A Foundation of Sorts

              In the 4th grade, I was pretty used to my not-so-new home. I knew the ins and outs of the neighborhood streets, crooks in alleyways, and even had a cat. Kitty was the name. Or I guess "is" the name. He's still alive and causing trouble. We found him one stormy night in October, crying on our back porch, not even two months old. We have no idea how he got there, but we took him in and love him all the same. The name was consequential. The animal shelter down the street took too long to get back to us on "Missing Animal Notices", and before long that was all he would respond to. You know, if cats really respond to anything.
          I didn't have many friends in grade school, unless of course you count the kids I liked just because they didn't bother me.
          School was very easy for me as far as academics went. Kids always seemed to befriend me and remember my name come homework time or study hall. Math and Science were quite literally child's play for me, though English was a bit of a pain at the time ( it's weird how these things reverse. ) But I liked my English class the most for two reasons. One, because a new girl, just as quiet as I was, sat across from me. Natalie was the name.
          There are few actual details about this class that I can call to the forefront of my mind that weren't about this little blonde-haired-double pony-tailed (cause her hair was that long) blue-eyed girl. I guess she was that intriguing to me. Like in that moment I just realized that girls both existed, and were pretty. So before I knew it, paired together in group work and PE activities repeatedly, we built up a sort of silent rapport. Maybe even a friendship. She was the first person to get me to go outside for recess and we played games together, though there was never a verbal invitation. We just did.
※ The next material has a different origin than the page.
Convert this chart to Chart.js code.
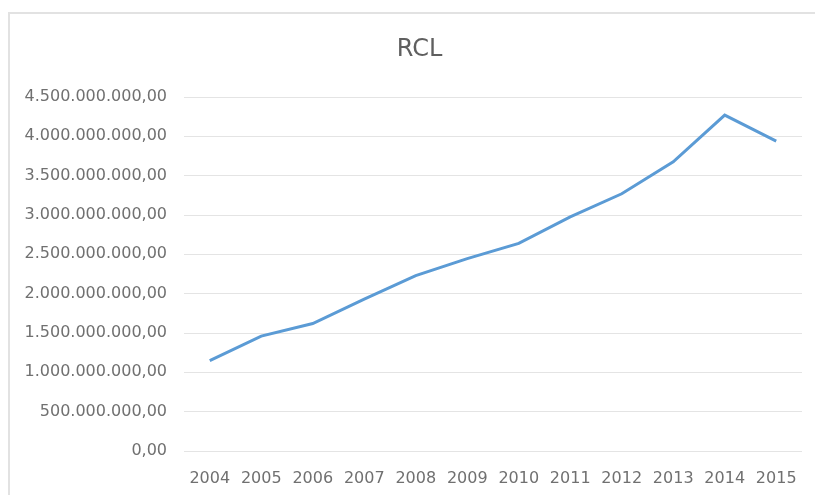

And for the rest of the year, the two of us floated on by. Consequently, with the end of 4th grade also came the end of our relations, but it was okay. I kind of figured at the time we would always be friends and one day would pick up where we left off. I know now such things don't always get the luxury of closure.
          Reason number two, was that I met lifelong friend ( or so I hope ) Paul. A tall boy, with long brown hair, shifty blue eyes over the tall bridge of his nose, and much much taller tales. A meeting that should never have happened if you think about it. For you see, we were worlds apart. Always picked first in competition athletic and academic. Loved by students and teachers alike. Cafeteria tables always seemed to fill out wherever he sat. He sat right beside me, and kids always seemed to crowd me to get to him. It attracted attention to me that I greatly disliked. He was the cool kid. Or so we thought.
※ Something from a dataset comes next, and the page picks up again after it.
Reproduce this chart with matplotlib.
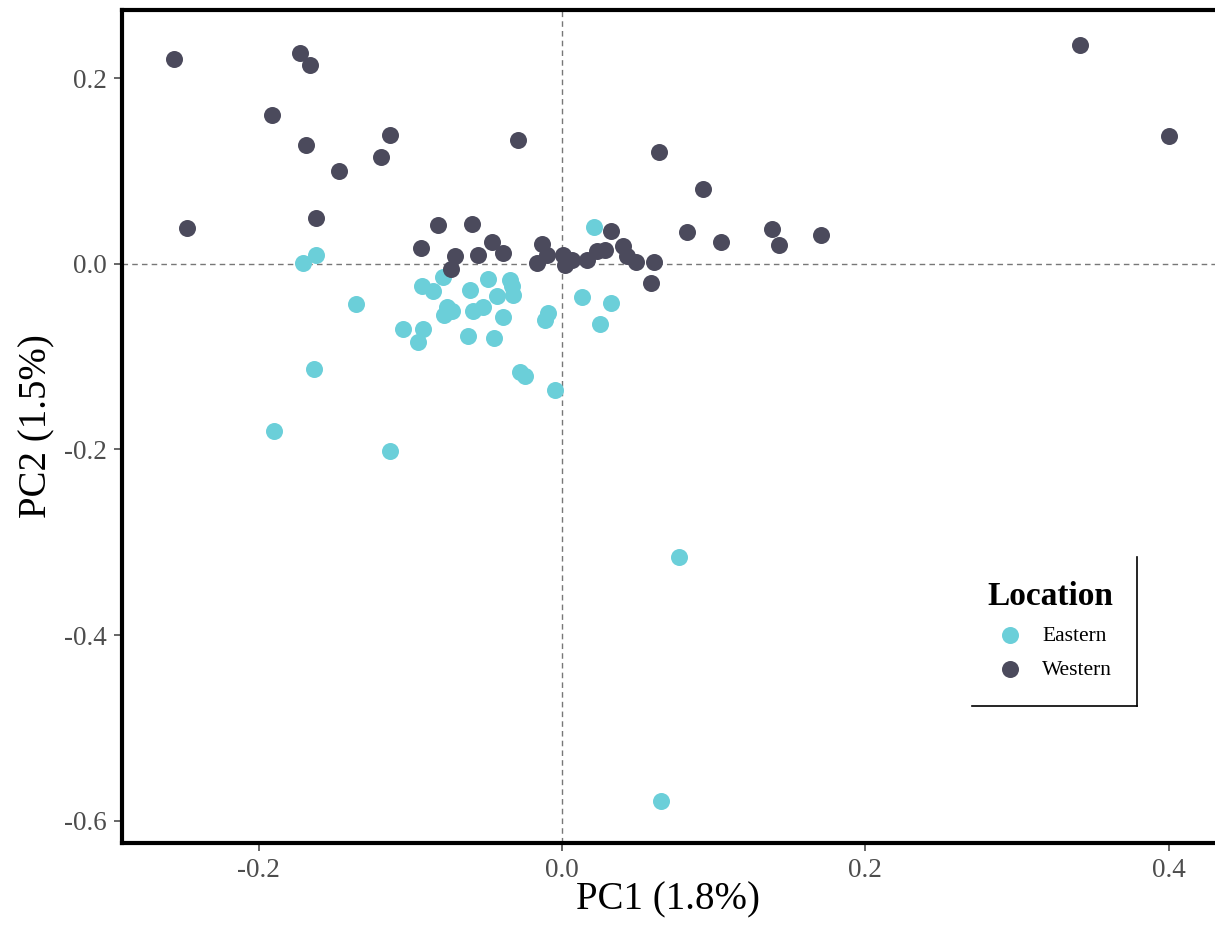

          Back at our school, when birthday's came up, the kids had to be careful what they said, because if others who weren't invited caught wind of said events to come, their "feelings would be hurt". An offense not to be trifled with, for the punishment was grand: a required invitation of all present at the time of the offense. Absolutely torturous if there happened to be the "undesirables" in close proximity (Me). And as you'd expect, such a mistake was made, which incidentally caused our paths to cross. As if sitting by the kid wasn't enough. So, taking up his sealed envelopes, she informed the whole class of the ordeal and so it was settled. I was going to his birthday party. I didn't want to go of course. I didn't know anyone, and it was a sleep over. Just... No. Especially if Natalie wasn't going. But my parents were suspicious that I might be a psychopath and with good reason, so I cooperated ( so as to make myself feel like it was actually my decision all along ) and went.
           Fast forward many toothy grins and laughs I did my best to sheathe behind my fruit-punch stained lips, I actually found myself having fun. Fast forward even more, past a nerf gun war and cupcakes and cake and swimming and a pillow fight and getting yelled at to go to sleep and still not going to sleep, there I was propped up on some pillows nearby a dimly lit nightlight in need of a new bulb. Alone, though not physically. Rib cages softly expanding and contracting to the synchronized rhythms of exhales all around. Everyone asleep. Except for Paul of course.
"Can't sleep either?"
"Nope"
           The conversation didn't go nearly as smooth as the above conversation might imply. Especially when you learn that between the question and response there was a five minute pause full of uncomfortable fidgeting and staring. Painfully awkward. Until of course, I just started to talk... He must've realized too just how uncharacteristic this was of me, because at once he gave me full attention and allowed me to open up. Back and forth we went. Saying everything there was to say. Talking. Things like where we came from. Who we'd like to think we are. Girl(s) we like. Video games. Life. And it was that night that I found my first ever true friend through and through.... It's like I spoke and confided for all of the times in my past that I wanted to but didn't think I could.
         The foundation for a continually blossoming life was set.